You are converting stablecoins rather than volatile assets
Stablecoin to fiat conversion often shifts the comparison. If the market price risk is low but banking friction is high, withdrawal methods and hold times matter more than quote quality. In that case, compare off-ramp routes primarily on bank compatibility, account limits, and settlement reliability.
You are a business, merchant, or treasury team
Businesses should usually evaluate off-ramps through an operations lens: reconciliation quality, settlement predictability, accounting records, and who has approval authority. The cheapest route on paper may be the most expensive internally if it creates manual accounting work or inconsistent settlement timing. Readers working on operational flows may also want Crypto Conversion API Guide: Building a Live Rate Endpoint for Payments Apps.
You need to plan for tax impact before selling
Your off-ramp choice may affect how easy it is to reconstruct the event later. Before converting, confirm your cost basis method, wallet history, and expected reporting needs. The conversion itself may be straightforward; the documentation burden often is not. If you are moving assets between wallets before selling, keep that transfer trail clean. See Safe Wallet to Wallet Swap Workflow for Moving Crypto Between Accounts.

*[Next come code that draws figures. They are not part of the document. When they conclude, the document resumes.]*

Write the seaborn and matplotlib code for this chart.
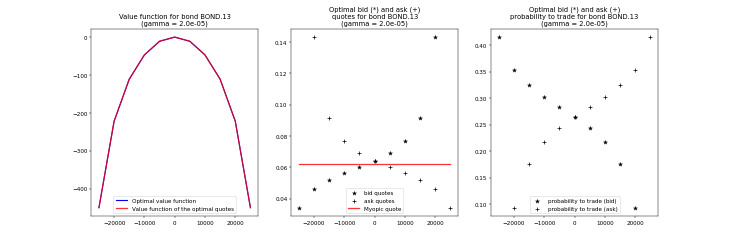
import numpy as np
import pandas as pd
import seaborn as sns
import matplotlib
matplotlib.use("Agg")
import matplotlib.pyplot as plt

inventory = [-25000, -20000, -15000, -10000, -5000, 0, 5000, 10000, 15000, 20000, 25000]
value_fn = [-450, -222, -111, -47, -11, 0, -11, -47, -111, -222, -450]

bid_quotes = [0.0343, 0.0459, 0.0519, 0.0563, 0.0602, 0.0643, 0.0694, 0.0768, 0.0913, 0.1432, np.nan]
ask_quotes = [np.nan, 0.1432, 0.0913, 0.0768, 0.0694, 0.0643, 0.0602, 0.0563, 0.0519, 0.0459, 0.0343]
myopic_quote = 0.0623

proba_bid = [0.415, 0.3537, 0.324, 0.3028, 0.2836, 0.2654, 0.2447, 0.2178, 0.1755, 0.0938, np.nan]
proba_ask = [np.nan, 0.0938, 0.1755, 0.2178, 0.2447, 0.2654, 0.2836, 0.3028, 0.324, 0.3537, 0.415]

df = pd.DataFrame({"q": inventory, "v": value_fn, "bid": bid_quotes, "ask": ask_quotes,
                   "pbid": proba_bid, "pask": proba_ask})

dpi = 731 / 18
fig, axes = plt.subplots(1, 3, figsize=(18, 6), dpi=dpi)

ax = axes[0]
sns.lineplot(data=df, x="q", y="v", color="b", lw=2, ax=ax, label="Optimal value function")
sns.lineplot(data=df, x="q", y="v", color="r", lw=2.2, alpha=0.8, ax=ax, label="Value function of the optimal quotes")
ax.set_title("Value function for bond BOND.13\n(gamma = 2.0e-05)")
ax.legend(loc="lower center")

ax = axes[1]
sns.scatterplot(data=df, x="q", y="bid", marker="*", color="k", s=55, edgecolor="k", ax=ax, label="bid quotes")
sns.scatterplot(data=df, x="q", y="ask", marker="+", color="k", s=55, linewidth=1.2, ax=ax, label="ask quotes")
myo = pd.DataFrame({"q": [inventory[0], inventory[-1]], "m": [myopic_quote, myopic_quote]})
sns.lineplot(data=myo, x="q", y="m", color="r", lw=2.2, alpha=0.8, ax=ax, label="Myopic quote")
ax.set_title("Optimal bid (*) and ask (+)\nquotes for bond BOND.13\n(gamma = 2.0e-05)")
ax.legend(loc="lower center")

ax = axes[2]
sns.scatterplot(data=df, x="q", y="pbid", marker="*", color="k", s=55, edgecolor="k", ax=ax, label="probability to trade (bid)")
sns.scatterplot(data=df, x="q", y="pask", marker="+", color="k", s=55, linewidth=1.2, ax=ax, label="probability to trade (ask)")
ax.set_title("Optimal bid (*) and ask (+)\nprobability to trade for bond BOND.13\n(gamma = 2.0e-05)")
ax.legend(loc="lower center")

for ax in axes:
    ax.set_xlabel("")
    ax.set_ylabel("")
    ax.set_xticks([-20000, -10000, 0, 10000, 20000])

fig.savefig("out.png", dpi=dpi)
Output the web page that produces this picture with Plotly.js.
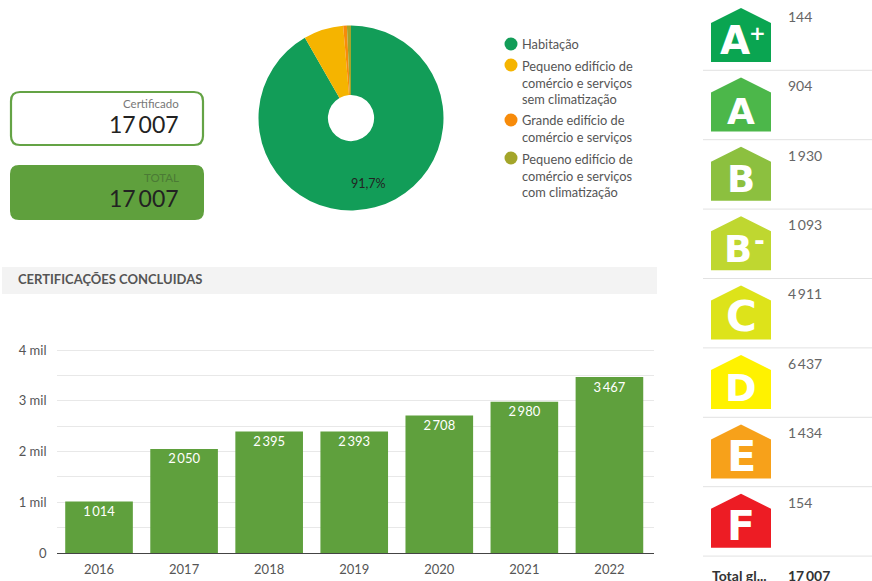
<!DOCTYPE html>
<html><head><meta charset="utf-8">
<script src="https://cdn.plot.ly/plotly-3.0.1.min.js"></script>
<style>html,body{margin:0;padding:0;background:#fff}#c{width:872px;height:581px}</style>
</head><body><div id="c"></div>
<script>
const years = ['2016','2017','2018','2019','2020','2021','2022'];
const certificates = [1014,2050,2395,2393,2708,2980,3467];
const yTickVals = [0,500,1000,1500,2000,2500,3000,3500,4000];
const yTickText = ['0','','1 mil','','2 mil','','3 mil','','4 mil'];
const buildingTypes = ['Habitação','Pequeno edifício de comércio e serviços sem climatização','Grande edifício de comércio e serviços','Pequeno edifício de comércio e serviços com climatização'];
const buildingLines = ['Habitação','Pequeno edifício de<br>comércio e serviços<br>sem climatização','Grande edifício de<br>comércio e serviços','Pequeno edifício de<br>comércio e serviços<br>com climatização'];
const buildingCounts = [15595,1182,110,120];
const buildingColors = ['#129d58','#f5b400','#f78b0a','#a3a52a'];
const energyClasses = ['A','A','B','B','C','D','E','F'];
const energySuffix = ['+','','','-','','','',''];
const energyCounts = ['144','904','1\u2009930','1\u2009093','4\u2009911','6\u2009437','1\u2009434','154'];
const energyColors = ['#0aa551','#4cb74a','#8cc03f','#bfd730','#dde31a','#fff200','#f7a11a','#ed1c24'];
const totalLabel = 'Total gl...';
const totalValue = '17\u2009007';

const W=872,H=581,FONT='Lato, "Open Sans", sans-serif';
const shapes=[],annotations=[];
const note=(x,y,text,size,color,opt={})=>annotations.push(Object.assign({xref:'x2',yref:'y2',x,y,text,showarrow:false,
  xanchor:'left',yanchor:'middle',align:'left',borderpad:0,font:{family:FONT,size,color}},opt));
const rrect=(x0,y0,x1,y1,r)=>`M${x0+r},${y0}H${x1-r}Q${x1},${y0} ${x1},${y0+r}V${y1-r}Q${x1},${y1} ${x1-r},${y1}H${x0+r}Q${x0},${y1} ${x0},${y1-r}V${y0+r}Q${x0},${y0} ${x0+r},${y0}Z`;
const shape=(o)=>shapes.push(Object.assign({xref:'x2',yref:'y2',layer:'below'},o));

// KPI cards
shape({type:'path',path:rrect(11,92,203,145,9),fillcolor:'#fff',line:{color:'#64a345',width:2.2}});
shape({type:'path',path:rrect(10,165,204,220,9),fillcolor:'#5fa03d',line:{width:0}});
note(180,103.5,'Certificado',11.5,'#777',{xanchor:'right',align:'right'});
note(180,123.5,totalValue,23,'#222',{xanchor:'right',align:'right'});
note(180,177,'TOTAL',11.5,'#4b7a35',{xanchor:'right',align:'right'});
note(180,197.5,totalValue,23,'#222',{xanchor:'right',align:'right'});

// Section header
shape({type:'rect',x0:2,x1:657,y0:267,y1:294,fillcolor:'#f3f3f3',line:{width:0}});
note(16.5,279,'<b>CERTIFICAÇÕES CONCLUIDAS</b>',13,'#555');

// Pie legend and share label
const legendY=[44,82,128.5,175];
const dotY=[44,65,120,158];
buildingLines.forEach((t,i)=>note(521,legendY[i],t,12.8,'#555'));
const share=(100*buildingCounts[0]/buildingCounts.reduce((a,b)=>a+b,0)).toFixed(1).replace('.',',')+'%';
note(368,183,share,12.5,'#222',{xanchor:'center',align:'center'});

// Energy classes
const pitch=69.4;
const letterSize=[39,36,37,37,42,38,43,41];
const letterX=[735,741,741,738,741,741,741,741];
const letterDY=[32,34,33,33,31,33,31.6,31.7];
const bf=n=>({family:'"DejaVu Sans", sans-serif',size:n,color:'#fff',weight:700});
energyClasses.forEach((c,i)=>{
  const top=8+i*pitch, sh=top+15, bot=top+54;
  shape({type:'path',path:`M741,${top}L771,${sh}V${bot}H711V${sh}Z`,fillcolor:energyColors[i],line:{width:0}});
  note(letterX[i],top+letterDY[i],'<b>'+c+'</b>',letterSize[i],'#fff',{xanchor:'center',font:bf(letterSize[i])});
  if(energySuffix[i]==='+') note(757,top+25,'<b>+</b>',20,'#fff',{xanchor:'center',font:bf(20)});
  if(energySuffix[i]==='-') note(759,top+25,'<b>-</b>',26,'#fff',{xanchor:'center',font:bf(26)});
  note(786.5,top+8.3,energyCounts[i],14,'#666');
  shape({type:'line',x0:703,x1:872,y0:70.3+i*pitch,y1:70.3+i*pitch,line:{color:'#e2e2e2',width:1}});
});
note(711,575,'<b>'+totalLabel+'</b>',14,'#333');
note(786.5,575,'<b>'+totalValue+'</b>',14,'#333');

const bars={type:'bar',x:years,y:certificates,marker:{color:'#5fa03d'},hoverinfo:'x+y',xaxis:'x',yaxis:'y'};
const barLabels={type:'scatter',mode:'markers+text',x:years,y:certificates,texttemplate:'%{y:,d}',textposition:'bottom center',
  marker:{size:6,color:'rgba(0,0,0,0)'},
  textfont:{family:FONT,size:13,color:'#fff'},hoverinfo:'skip',xaxis:'x',yaxis:'y',showlegend:false};
const pie={type:'pie',labels:buildingTypes,values:buildingCounts,sort:false,direction:'clockwise',rotation:0,hole:0.25,
  marker:{colors:buildingColors,line:{width:0}},textinfo:'none',showlegend:false,
  domain:{x:[258.5/W,443.5/W],y:[1-210.5/H,1-25.5/H]}};
const legendDots={type:'scatter',mode:'markers',x:dotY.map(()=>511),y:dotY,
  xaxis:'x2',yaxis:'y2',marker:{color:buildingColors,size:13},hoverinfo:'skip',showlegend:false};

Plotly.newPlot('c',[bars,barLabels,pie,legendDots],{
  width:W,height:H,margin:{l:0,r:0,t:0,b:0},paper_bgcolor:'#fff',plot_bgcolor:'rgba(0,0,0,0)',
  showlegend:false,separators:',\u2009',bargap:0.205,font:{family:FONT},
  xaxis:{domain:[56.5/W,654/W],range:[-0.5,6.524],type:'category',showgrid:false,ticks:'',
    showline:false,zeroline:false,tickfont:{family:FONT,size:13,color:'#555'},ticklabelstandoff:7,fixedrange:true},
  yaxis:{domain:[1-553/H,1-339.85/H],range:[0,4200],tickmode:'array',tickvals:yTickVals,ticktext:yTickText,
    gridcolor:'#e8e8e8',gridwidth:1.3,zeroline:true,zerolinecolor:'#444',zerolinewidth:1.3,showline:false,ticks:'',
    tickfont:{family:FONT,size:13,color:'#555'},fixedrange:true,ticklabelstandoff:9},
  xaxis2:{domain:[0,1],range:[0,W],visible:false,fixedrange:true,anchor:'y2'},
  yaxis2:{domain:[0,1],range:[H,0],visible:false,fixedrange:true,anchor:'x2'},
  shapes,annotations
},{displayModeBar:false});
</script></body></html>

As a quick decision guide:
- Choose an exchange for balanced cost, liquidity, and recordkeeping.
- Choose a broker for ease and low decision friction.
- Choose OTC for size, discretion, and slippage control.
- Choose P2P for local flexibility where you can actively manage risk.
Country and currency still matter. If your asset is ETH and your target currency is country-specific, ETH to Cash: Best Off-Ramp Options by Country and Currency is a helpful next step.
When to revisit
This is not a choose-once topic. The best crypto off-ramp can change even when your asset and destination currency stay the same. Revisit your comparison whenever one of the following inputs changes.
- Pricing structure changes: fees, spread behavior, or withdrawal charges shift.
- Policies change: new KYC thresholds, banking restrictions, or regional access rules appear.
- Market conditions change: volatility and liquidity alter slippage, especially for larger orders.
- Your size changes: a route that works for a few hundred may be poor for a much larger amount.
- Your destination changes: converting crypto to local currency can create a very different fee and settlement profile than USD or EUR cash-out.
- New rails appear: faster bank transfer options, stablecoin settlement paths, or better local off-ramp choices may become available.
A practical review routine is simple:
- Test the route with a small amount before relying on it for an urgent or larger cash-out.
- Measure the all-in result: quoted price, executed price, fee total, and final bank settlement amount.
- Save records immediately: screenshots, trade confirmations, wallet transaction IDs, and bank references.
- Maintain a shortlist of two or three backup off-ramps in case your primary route slows down or changes policy.
- Re-check before major conversions rather than assuming the last good route is still the best one.
If you want a practical planning workflow before selling BTC specifically, How to Use a BTC to USD Converter for Accurate Trade Planning is a useful complement.
The most durable takeaway is this: the best way to convert crypto to fiat is the route that delivers the best net result for your exact situation, with an acceptable level of risk and a clean audit trail. Compare the full path, not just the visible rate. Then revisit your decision whenever fees, policies, banking rails, or your own transaction size changes.